Num momento em que o Tesouro enfrenta tanta dificuldade em rolar sua dívida, a compromissada é um elemento complicador adicional. Afinal, essas operações pagam de 100% a 100,5% do CDI. Para comprar as LFTs ou as LTNs, o mercado quer uma rentabilidade mais alta, um prêmio. “Os dois instrumentos [compromissadas e leilões do Tesouro] sempre coexistira, então não dá para dizer que a compromissada concorre com o Tesouro”, diz Goldenstein. “Mas hoje há um elemento novo, que gera desconforto com a LFT. O risco do BC hoje é menor do que o do Tesouro porque, no limite, o BC emite moeda”, explica.
 
Esse aumento das compromissadas, para Volpon, pode ser visto como um indício preocupante.
 
“As pessoas costumam acreditar que as crises acontecem sem aviso prévio. Isso é incorreto. A literatura mostra que existe tipicamente um encurtamento de prazo antes das crises financeiras. É claro que sempre existe um evento que funciona como um fósforo,mas antes disso, teve um processo de jogar gasolina no chão”, diz o ex-diretor de Assuntos Internacionais do BC. “É isto que estamos fazendo. No mercado financeiro em sua totalidade, existem dois ativos sem risco, as compromissadas e o dólar. Em um evento do tipo, esses recursos que estão nas compromissadas podem rapidamente virar dólares em Nova York".
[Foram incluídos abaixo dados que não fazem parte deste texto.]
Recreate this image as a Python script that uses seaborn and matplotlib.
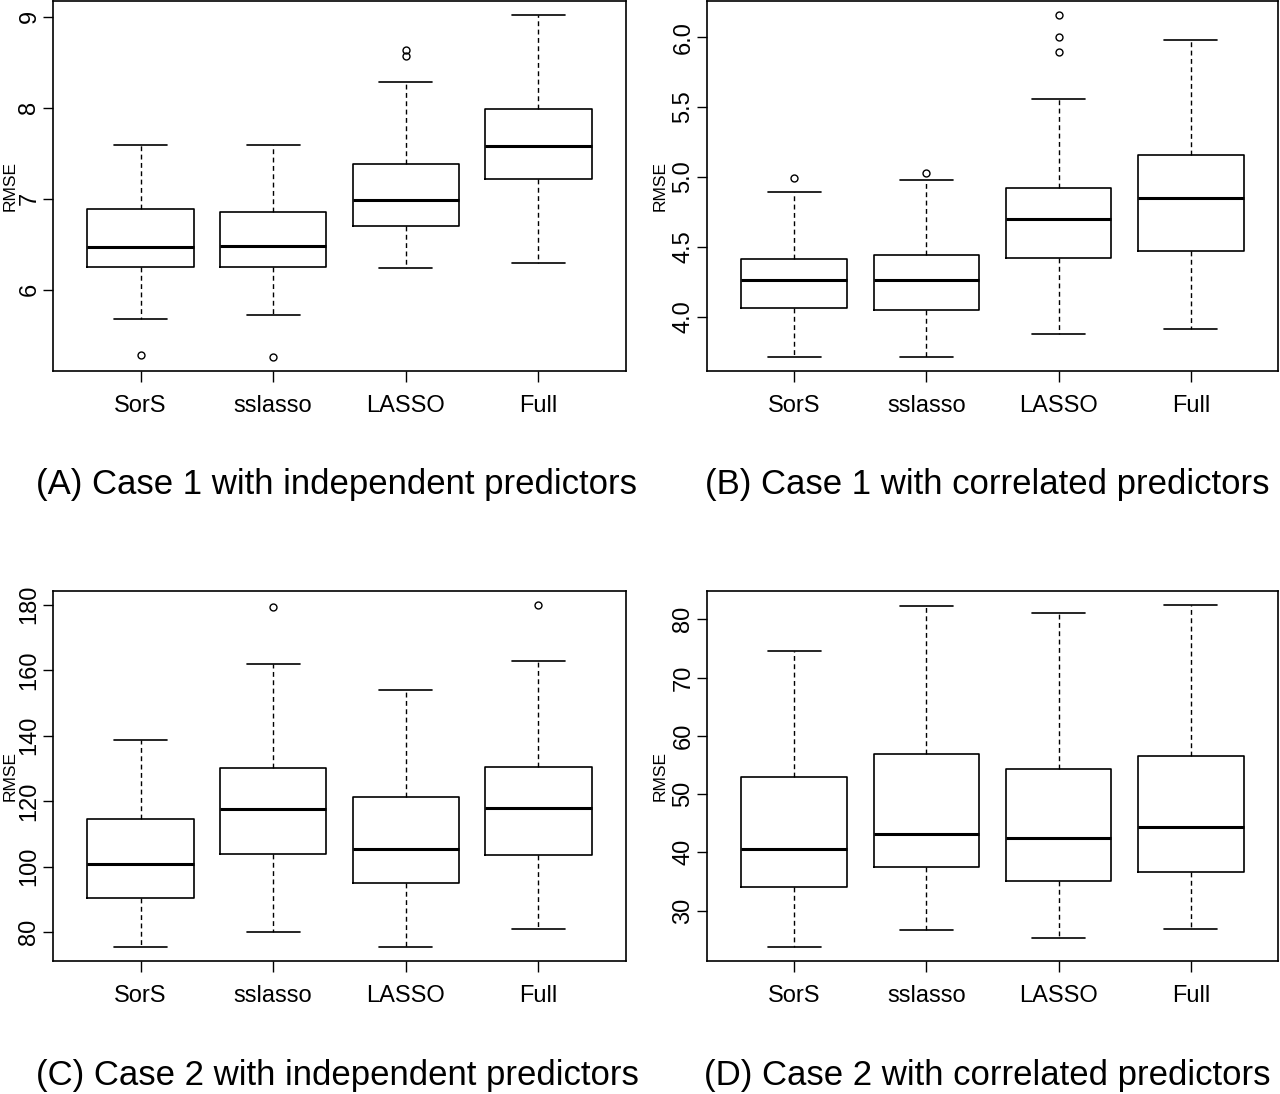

Nas contas do banco suíço, a duração média da dívida pública brasileira caiu de 45,95 meses em dezembro do ano passado para 44,48 meses em agosto. Quando são consideradas essas operações, a queda é mais intensa, passando de 36,86 meses para 32,44 meses, o menor patamar desde março de 2010.
 
A reversão desse movimento diz o ex-BC, só deve ocorrer quando o governo der alguma resposta crível sobre como pretende financiar o Renda Cidadã dentro do teto de gastos. E, em um ambiente já bastante pressionado, a demora em responder a esses questionamentos só piora a situação, alerta.
 
A ideia de que a Selic já tenha ultrapassado o lower bound, por outro lado, é refutada pelo economista-chefe do ASA Bank, Carlos Kawall. “O BC, nos termos das sinalizações que tem dado, encara isso [a situação do mercado de juros] de maneira binária. Existindo o teto de gastos, está mantida a sinalização da prescrição futura de que o juro ficará baixo por bastante tempo. No cenário de ruptura do teto, essa prescrição seria imediatamente retirada e, a partir daí, o BC analisaria o impacto dessa burla nas projeções de inflação, hiato do produto, juro neutro”, explica. Segundo o ex-secretário do Tesouro, essa ideia não corresponde à realidade porque o contexto é o de que o teto de gastos se mantém.
 
Isso não significa, por outro lado, que a situação já não esteja cobrando seu preço. Mesmo com o “forward guidance” do BC em vigor, o estresse desses mercados é tal que, se as condições financeiras permanecerem inalteradas, o crescimento do PIB contratado para 2021 seria de apenas 1,2%, contra 2,1% da projeção oficial do ASA Bank. “Se tivermos outra piora das condições financeiras equivalente ao que tivermos nas últimas três semanas, essa projeção cai para algo em torno de zero”, alerta.